Progressive profiling is an advanced way of gathering information from your leads and customers.
This is usually done through a software but can also be accomplished manually.
A good way to understand what progressive profiling is to think of it as going on several dates with someone.
You learn more about the other person as you go on several dates. You can’t expect to learn everything about a person in one date. Based on how each date goes, you’ll know whether to go on the next date or not.
That’s similar to how progressive profiling works in digital marketing. You get to know more about your leads and customers over time.
You might be asking how does progressive profiling work.
How does progressive profiling work?
In dating, you can ask questions or they tell stories about themselves. Through a series of dates, you get to know whether this is a relationship you’d want to pursue or not. You would know if you are compatible or would only end up fighting each other.
In digital marketing, oftentimes, the only way you get to know about your leads and customers is through form submissions — what they fill out on your forms.
Sadly, majority of websites use only a contact us form where it asks for names, email addresses, phone numbers, and a message.
These basic data does not give you enough information about them to help you determine whether your organization is the right fit for them.
And that is exactly what progressive profiling solves.
By getting more information from them, you get to know more about your leads and customers. You get to know what their biggest problems are. You get to know what they like or dislike. You get to know their preferences.
All these information allows you to craft personalized messages that will resonate more with them which will result to better experience for them.
What makes progressive profiling effective/different
Progressive profiling is powerful because you get to ask information from your leads and customers without making it feel like an interview.
For example, there are 20 data points you want to gather. Apart from the basic information (like names, email addresses, and phone numbers), you also want to learn about their biggest pain points and challenges, their communication preferences, topics that are interested in, address, and many more.
This is different for every organization. A B2B might want to know information like the job title, role, and department; whereas a B2C e-commerce pet store might ask for pet names, breed, species of the pets.
If you ask these questions in a single form, you probably won’t have anyone submitting that form.
But with the right software, you can ask the same 20 questions but the person only see 5 questions at a time.

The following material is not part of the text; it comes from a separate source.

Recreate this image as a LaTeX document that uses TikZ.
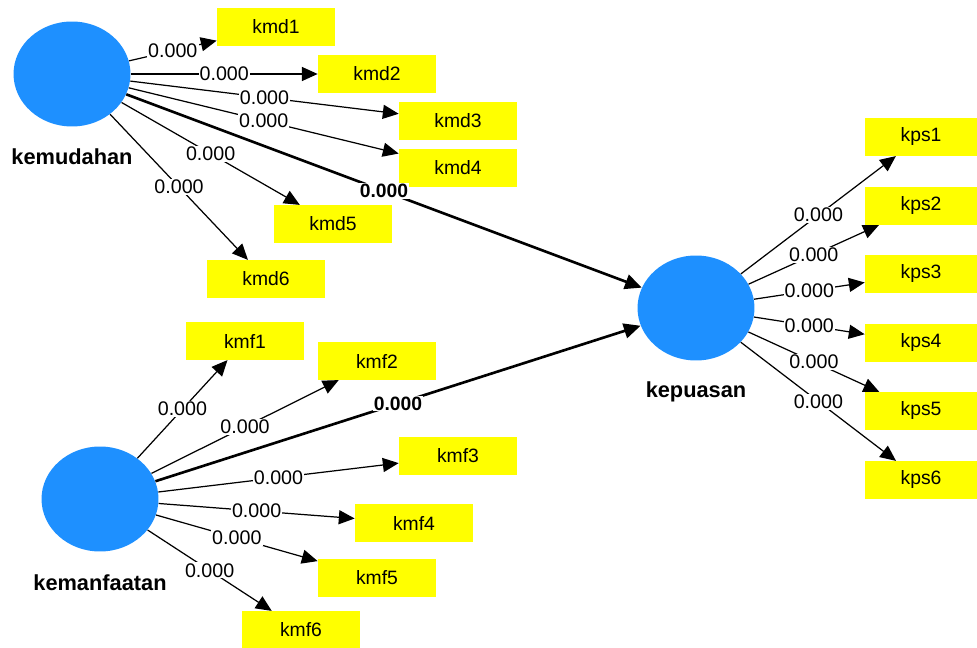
\documentclass[tikz,border=0pt]{standalone}
\usepackage{fontspec}
\setsansfont{Liberation Sans}
\usetikzlibrary{arrows.meta,shapes.geometric}
\definecolor{lvblue}{RGB}{30,144,255}
\definecolor{indyellow}{RGB}{255,255,0}

\begin{document}
\begin{tikzpicture}[x=0.02cm, y=-0.02cm,
  latent/.style={ellipse, fill=lvblue, minimum width=2.34cm, minimum height=2.1cm, inner sep=0pt},
  ind/.style={fill=indyellow, minimum width=#1, minimum height=0.75cm, inner sep=0pt,
              font=\sffamily\fontsize{11}{13}\selectfont},
  ind/.default=2.36cm,
  lvname/.style={font=\sffamily\bfseries\fontsize{12.4}{14}\selectfont},
  load/.style={-{Triangle[length=9pt,width=8pt]}, line width=0.7pt},
  inner/.style={-{Triangle[length=9.5pt,width=8.5pt]}, line width=1.5pt},
  coef/.style={fill=white, inner sep=0.6pt, font=\sffamily\fontsize{11.2}{13}\selectfont},
  coefb/.style={coef, font=\sffamily\bfseries\fontsize{11}{13}\selectfont}
]
\useasboundingbox (0,0) rectangle (977,648);

%% ---- latent variables ----
\node[latent] (kmd) at (72,74)  {};
\node[latent] (kmf) at (100,499) {};
\node[latent] (kps) at (696,308) {};

\node[lvname] (kmdname) at (72,157)  {kemudahan};
\node[lvname] (kmfname) at (100,583) {kemanfaatan};
\node[lvname] (kpsname) at (696,392) {kepuasan};

%% ---- indicators ----
\foreach \n/\x/\y in {1/276/27, 2/377/74, 3/458/121, 4/458/168, 5/333/224, 6/266/279}
  \node[ind] (kmd\n) at (\x,\y) {kmd\n};
\foreach \n/\x/\y in {1/245/341, 2/377/361, 3/458/456, 4/414/523, 5/377/578, 6/301/630}
  \node[ind] (kmf\n) at (\x,\y) {kmf\n};
\foreach \n/\y in {1/137, 2/206, 3/274, 4/343, 5/411, 6/480}
  \node[ind=2.24cm] (kps\n) at (921,\y) {kps\n};

%% ---- outer loadings ----
\foreach \n in {1,...,6}
  \draw[load] (kmd) -- node[coef] {0.000} (kmd\n);
\foreach \n in {1,...,6}
  \draw[load] (kmf) -- node[coef] {0.000} (kmf\n);
\foreach \n in {1,...,6}
  \draw[load] (kps) -- node[coef] {0.000} (kps\n);

%% ---- inner model ----
\draw[inner] (kmd) -- node[coefb] {0.000} (kps);
\draw[inner] (kmf) -- node[coefb] {0.000} (kps);

\end{tikzpicture}
\end{document}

On the backend, you select 5 questions that you set as the default questions everyone sees, then the remaining 15 is queued. For example, here’s a list of data points you’d like to gather:
- First name
- Last name
- Email address
- Mobile number
- Biggest challenge
- Persona statement
- Role
- Job title
- Department
- Email frequency preference
- Address
- City
- Topics interested
A new website visitor will see your default 5 questions.

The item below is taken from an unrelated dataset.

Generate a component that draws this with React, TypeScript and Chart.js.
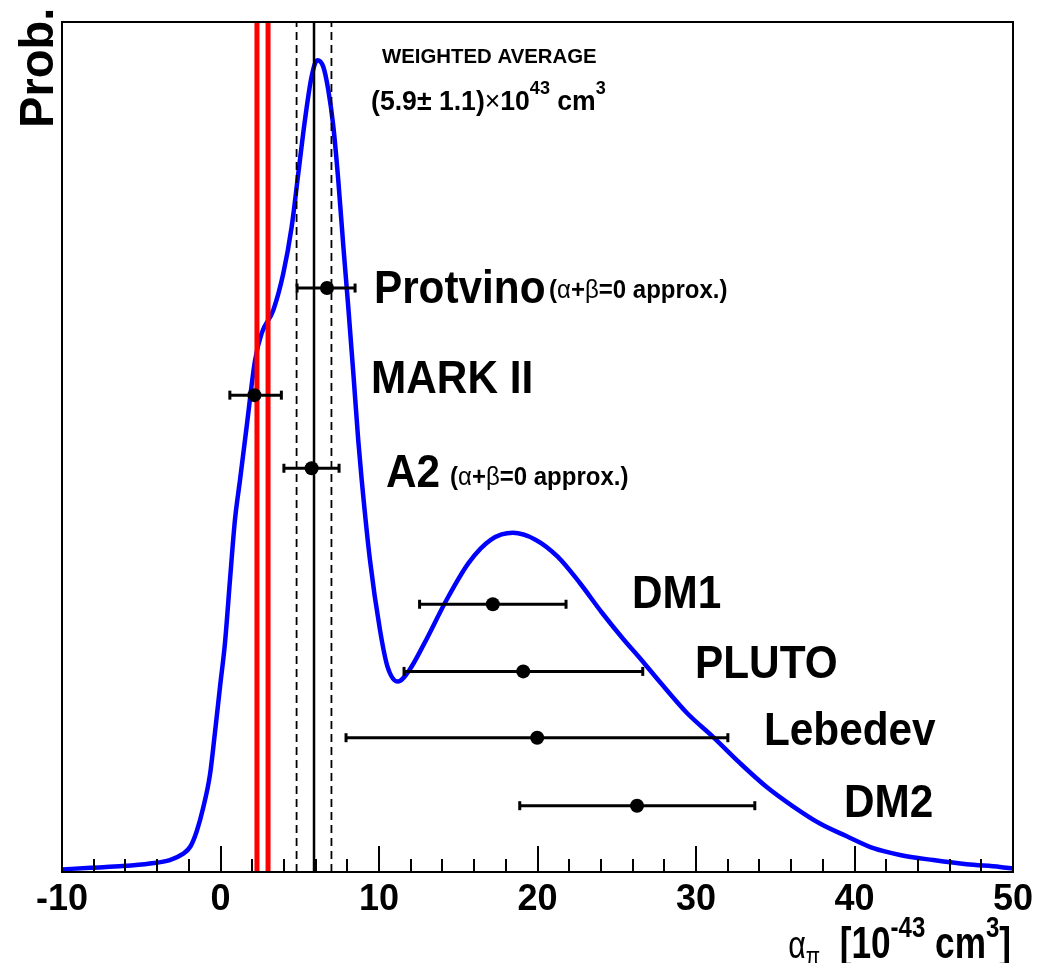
import React, { useEffect, useRef } from 'react';
import { Chart, registerables } from 'chart.js';

Chart.register(...registerables);

// ---- data ----
const CURVE_X = [
  -10.0, -8.2, -6.15, -4.45, -3.2, -2.4, -1.9, -1.5, -1.1, -0.66, -0.35, -0.03, 0.28, 0.6, 0.91, 1.23,
  1.65, 2.18, 2.6, 3.33, 3.96, 4.49, 4.91, 5.33, 5.75, 6.11, 6.49, 6.8, 7.12, 7.43, 7.75, 8.06, 8.38,
  8.69, 8.91, 9.43, 10.06, 10.53, 11.19, 11.93, 12.86, 14.26, 15.67, 17.07, 18.45, 19.87, 21.27, 22.67,
  24.07, 25.46, 26.4, 27.79, 29.43, 31.07, 32.78, 34.46, 36.14, 37.82, 39.51, 41.19, 42.87, 44.97,
  47.08, 49.18, 50.0,
];
const CURVE_Y = [
  0.003, 0.005, 0.007, 0.01, 0.014, 0.021, 0.03, 0.048, 0.075, 0.115, 0.164, 0.218, 0.269, 0.344, 0.414,
  0.461, 0.524, 0.602, 0.634, 0.661, 0.704, 0.759, 0.822, 0.885, 0.936, 0.955, 0.947, 0.92, 0.877, 0.814,
  0.736, 0.665, 0.587, 0.508, 0.461, 0.367, 0.285, 0.242, 0.224, 0.238, 0.269, 0.32, 0.364, 0.391, 0.399,
  0.391, 0.371, 0.34, 0.305, 0.273, 0.253, 0.222, 0.187, 0.159, 0.128, 0.1, 0.077, 0.057, 0.042, 0.028,
  0.02, 0.014, 0.009, 0.006, 0.004,
];

const EXP_NAMES = ['Protvino', 'MARK II', 'A2', 'DM1', 'PLUTO', 'Lebedev', 'DM2'];
const EXP_VALUE = [6.72, 2.14, 5.75, 17.18, 19.1, 19.98, 26.28];
const EXP_LOW = [4.83, 0.59, 4.0, 12.56, 11.58, 7.92, 18.88];
const EXP_HIGH = [8.49, 3.84, 7.48, 21.8, 26.64, 32.01, 33.71];
const EXP_ROW = [0.687, 0.561, 0.475, 0.315, 0.236, 0.158, 0.078];

const RED_LINES = [2.3, 3.0];
const AVG_VALUE = 5.9;
const AVG_ERROR = 1.1;

const X_MIN = -10;
const X_MAX = 50;
const X_STEP = 2;
const X_MAJOR = 10;

const FAM = '"Liberation Sans", Arial, Helvetica, sans-serif';

type Seg = { t: string; size: number; bold?: boolean; rise?: number };

function drawRich(
  ctx: CanvasRenderingContext2D,
  x: number,
  y: number,
  segs: Seg[],
  sx: number,
  align: 'left' | 'right' = 'left'
) {
  ctx.save();
  ctx.translate(x, y);
  ctx.scale(sx, 1);
  ctx.fillStyle = '#000';
  ctx.textAlign = 'left';
  ctx.textBaseline = 'alphabetic';
  const fontOf = (s: Seg) => `${s.bold === false ? '' : 'bold '}${s.size}px ${FAM}`;
  let total = 0;
  for (const s of segs) {
    ctx.font = fontOf(s);
    total += ctx.measureText(s.t).width;
  }
  let cx = align === 'right' ? -total : 0;
  for (const s of segs) {
    ctx.font = fontOf(s);
    ctx.fillText(s.t, cx, -(s.rise || 0));
    cx += ctx.measureText(s.t).width;
  }
  ctx.restore();
}

const rootPlugin = {
  id: 'rootStyle',
  afterDatasetsDraw(chart: any) {
    const ctx: CanvasRenderingContext2D = chart.ctx;
    const xs = chart.scales.x;
    const ys = chart.scales.y;
    const a = chart.chartArea;
    ctx.save();
    // ticks inside the frame
    ctx.strokeStyle = '#000';
    ctx.lineWidth = 2;
    for (const t of xs.ticks) {
      const px = Math.round(xs.getPixelForValue(t.value));
      const len = t.value % X_MAJOR === 0 ? 26 : 13;
      ctx.beginPath();
      ctx.moveTo(px, a.bottom);
      ctx.lineTo(px, a.bottom - len);
      ctx.stroke();
    }
    // frame
    ctx.lineWidth = 2;
    ctx.strokeRect(a.left, a.top, a.right - a.left, a.bottom - a.top);

    const P = (xv: number, yv: number) => [xs.getPixelForValue(xv), ys.getPixelForValue(yv)];

    // weighted average text
    let [px, py] = P(10.19, 0.952);
    drawRich(ctx, px, py, [{ t: 'WEIGHTED AVERAGE', size: 21 }], 0.97);
    [px, py] = P(9.5, 0.896);
    drawRich(
      ctx,
      px,
      py,
      [
        { t: '(' + AVG_VALUE.toFixed(1), size: 28 },
        { t: '±', size: 28 },
        { t: ' ' + AVG_ERROR.toFixed(1) + ')', size: 28 },
        { t: '×', size: 28, bold: false },
        { t: '10', size: 28 },
        { t: '43', size: 19, rise: 16 },
        { t: ' cm', size: 28 },
        { t: '3', size: 19, rise: 16 },
      ],
      0.95
    );

    // experiment labels
    const labelPos: [number, number][] = [
      [9.68, 0.669],
      [9.5, 0.564],
      [10.44, 0.453],
      [25.96, 0.311],
      [29.94, 0.228],
      [34.29, 0.149],
      [39.34, 0.065],
    ];
    EXP_NAMES.forEach((n, i) => {
      const [lx, ly] = P(labelPos[i][0], labelPos[i][1]);
      drawRich(ctx, lx, ly, [{ t: n, size: 47 }], 0.9);
    });
    const approx: Seg[] = [
      { t: '(', size: 25 },
      { t: 'α', size: 25, bold: false },
      { t: '+', size: 25 },
      { t: 'β', size: 25, bold: false },
      { t: '=0 approx.)', size: 25 },
    ];
    [px, py] = P(20.73, 0.675);
    drawRich(ctx, px, py, approx, 0.96);
    [px, py] = P(14.48, 0.455);
    drawRich(ctx, px, py, approx, 0.96);

    // y axis title
    ctx.save();
    ctx.translate(a.left - 9, a.top + 106);
    ctx.rotate(-Math.PI / 2);
    drawRich(ctx, 0, 0, [{ t: 'Prob.', size: 48 }], 0.98);
    ctx.restore();

    // x axis title
    drawRich(
      ctx,
      a.right - 2,
      958,
      [
        { t: 'α', size: 38, bold: false },
        { t: 'π', size: 26, bold: false, rise: -7 },
        { t: '  ', size: 44 },
        { t: '[10', size: 44 },
        { t: '-43', size: 30, rise: 21 },
        { t: ' cm', size: 44 },
        { t: '3', size: 30, rise: 21 },
        { t: ']', size: 44 },
      ],
      0.8,
      'right'
    );
    ctx.restore();
  },
};

export default function App() {
  const ref = useRef<HTMLCanvasElement>(null);
  useEffect(() => {
    if (!ref.current) return;
    const curve = CURVE_X.map((x, i) => ({ x, y: CURVE_Y[i] }));
    const vline = (x: number) => [
      { x, y: 0 },
      { x, y: 1 },
    ];
    const datasets: any[] = [
      {
        data: curve,
        borderColor: '#0000ff',
        borderWidth: 4.5,
        pointRadius: 0,
        cubicInterpolationMode: 'monotone',
        fill: false,
        order: 10,
      },
      ...RED_LINES.map((x) => ({
        data: vline(x),
        borderColor: '#ff0000',
        borderWidth: 5,
        pointRadius: 0,
        order: 5,
      })),
      {
        data: vline(AVG_VALUE),
        borderColor: '#000',
        borderWidth: 2.5,
        pointRadius: 0,
        order: 5,
      },
      ...[AVG_VALUE - AVG_ERROR, AVG_VALUE + AVG_ERROR].map((x) => ({
        data: vline(x),
        borderColor: '#000',
        borderWidth: 1.8,
        borderDash: [8, 5],
        pointRadius: 0,
        order: 5,
      })),
      ...EXP_NAMES.map((_, i) => ({
        data: [
          { x: EXP_LOW[i], y: EXP_ROW[i] },
          { x: EXP_HIGH[i], y: EXP_ROW[i] },
        ],
        borderColor: '#000',
        borderWidth: 3,
        pointStyle: 'line',
        pointRotation: 90,
        pointRadius: 4.5,
        pointBorderWidth: 3,
        pointBorderColor: '#000',
        order: 2,
      })),
      {
        data: EXP_NAMES.map((_, i) => ({ x: EXP_VALUE[i], y: EXP_ROW[i] })),
        showLine: false,
        pointRadius: 7,
        pointBackgroundColor: '#000',
        pointBorderWidth: 0,
        borderColor: '#000',
        order: 1,
      },
    ];
    const chart = new Chart(ref.current, {
      type: 'line',
      data: { datasets },
      options: {
        animation: false,
        responsive: false,
        maintainAspectRatio: false,
        events: [],
        layout: { padding: { left: 62, right: 34, top: 22, bottom: 0 } },
        plugins: { legend: { display: false }, tooltip: { enabled: false } },
        scales: {
          x: {
            type: 'linear',
            min: X_MIN,
            max: X_MAX,
            position: 'bottom',
            grid: { display: false },
            border: { display: false },
            ticks: {
              stepSize: X_STEP,
              autoSkip: false,
              maxRotation: 0,
              padding: -2,
              color: '#000',
              font: { family: FAM, size: 36, weight: 'bold' },
              callback: (v: any) => (Number(v) % X_MAJOR === 0 ? String(v) : ''),
            },
            afterFit: (s: any) => {
              s.height = 91;
            },
          },
          y: { type: 'linear', min: 0, max: 1, display: false },
        },
      },
      plugins: [rootPlugin],
    } as any);
    return () => chart.destroy();
  }, []);
  return (
    <div style={{ position: 'absolute', left: 0, top: 0, width: 1047, height: 963, background: '#fff' }}>
      <canvas ref={ref} width={1047} height={963} style={{ display: 'block' }} />
    </div>
  );
}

Assuming they liked your content, they decided to download an ebook. They fill out the 5 questions — 1 to 5 above.
After 2 days, they went back to your site and found another ebook they like. They then see the queued up questions instead of the initial ones.
Usually, email address is kept there in case to make sure the data you gather is associated to the right person. Instead of seeing 1-5, they’ll see questions 3, 6-9.

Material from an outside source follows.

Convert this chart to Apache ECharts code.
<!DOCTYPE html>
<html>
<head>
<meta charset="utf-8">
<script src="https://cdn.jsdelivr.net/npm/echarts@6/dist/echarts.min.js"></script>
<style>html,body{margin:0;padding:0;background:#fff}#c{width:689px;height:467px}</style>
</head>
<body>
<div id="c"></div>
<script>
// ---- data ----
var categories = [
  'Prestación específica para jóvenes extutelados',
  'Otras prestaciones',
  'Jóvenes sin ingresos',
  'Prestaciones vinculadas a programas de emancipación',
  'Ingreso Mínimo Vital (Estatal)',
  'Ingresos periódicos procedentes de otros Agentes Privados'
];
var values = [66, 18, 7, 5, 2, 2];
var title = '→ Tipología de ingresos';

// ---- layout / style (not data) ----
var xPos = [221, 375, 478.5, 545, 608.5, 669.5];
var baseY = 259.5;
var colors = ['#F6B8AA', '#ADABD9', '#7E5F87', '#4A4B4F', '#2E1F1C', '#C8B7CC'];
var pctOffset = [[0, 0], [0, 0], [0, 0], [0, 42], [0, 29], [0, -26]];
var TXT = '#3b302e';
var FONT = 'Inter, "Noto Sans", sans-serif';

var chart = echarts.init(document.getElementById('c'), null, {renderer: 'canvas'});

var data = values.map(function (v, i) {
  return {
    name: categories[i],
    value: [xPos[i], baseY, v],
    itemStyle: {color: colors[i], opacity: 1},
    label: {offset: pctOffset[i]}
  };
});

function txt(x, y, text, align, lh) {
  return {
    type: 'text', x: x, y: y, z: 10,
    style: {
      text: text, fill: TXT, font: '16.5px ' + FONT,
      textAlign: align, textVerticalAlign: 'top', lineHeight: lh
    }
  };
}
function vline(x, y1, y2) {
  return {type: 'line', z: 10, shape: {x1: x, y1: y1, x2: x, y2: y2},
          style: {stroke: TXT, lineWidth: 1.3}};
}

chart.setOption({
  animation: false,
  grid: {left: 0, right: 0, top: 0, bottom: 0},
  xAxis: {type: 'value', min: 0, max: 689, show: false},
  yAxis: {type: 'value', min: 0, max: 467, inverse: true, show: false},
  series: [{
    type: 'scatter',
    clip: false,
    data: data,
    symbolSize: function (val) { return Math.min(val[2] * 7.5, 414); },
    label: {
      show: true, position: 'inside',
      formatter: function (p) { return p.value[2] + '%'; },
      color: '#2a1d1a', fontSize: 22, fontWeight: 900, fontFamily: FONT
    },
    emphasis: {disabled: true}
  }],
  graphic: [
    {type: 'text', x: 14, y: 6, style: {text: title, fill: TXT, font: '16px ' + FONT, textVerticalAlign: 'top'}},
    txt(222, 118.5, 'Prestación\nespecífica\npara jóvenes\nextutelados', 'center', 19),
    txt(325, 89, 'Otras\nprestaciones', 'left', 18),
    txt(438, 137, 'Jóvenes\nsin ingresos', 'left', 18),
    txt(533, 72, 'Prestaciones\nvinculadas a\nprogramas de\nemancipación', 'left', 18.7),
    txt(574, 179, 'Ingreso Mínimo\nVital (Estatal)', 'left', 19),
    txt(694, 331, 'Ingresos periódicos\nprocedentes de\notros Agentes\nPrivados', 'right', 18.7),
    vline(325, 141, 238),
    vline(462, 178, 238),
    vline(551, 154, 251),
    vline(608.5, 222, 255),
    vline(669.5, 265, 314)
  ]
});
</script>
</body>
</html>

Then on the 3rd date if you will, they’ll see 3, 10-13. And so on until you finish asking your queued up questions.
Word of caution — the dark side of progressive profiling
This is often overlooked by marketers who want to implement progressive profiling. It takes a lot of work to do so properly.
First, you have to setup your forms. Make sure you’re only asking relevant questions. One way to determine if they are relevant is to ask yourself this question, “does this information allow me to sell better to this person?”
If the answer is no or maybe, then that’s a sign that it shouldn’t be there.
Go back to the example I shared earlier. If you’re a B2B, knowing job titles is important. It’s better to know who you’re talking to.
But if you’re an eCommerce store selling pet food, accessories, and cute costumers, then asking for the person’s job title doesn’t make sense. It doesn’t help you get a sale later on.
Next, progressive profiling works under the premise that your leads and customers submit a form multiple times. If you don’t have marketing offers that will entice them to convert multiple times, then you are definitely going to fail.
If all you have are newsletter signups and a contact us form, you won’t get to “profile” your customer.
This is the main reason why progressive profiling is so difficult.
You need to continuously create content that your audience will find valuable. You put them together as a marketing offer (or lead magnet or trip wire), setup your landing pages and thank you pages, create your thank you email and update your lead nurturing sequences.
But the benefits outweigh the costs.
Progressive profiling allows you to gather more information about your leads and customers slowly. You can personalize your content and messaging around the data you gather.
The more relevant data you gather, the better you can make business decisions and sell to them later on.
This is what makes progressive profiling so powerful.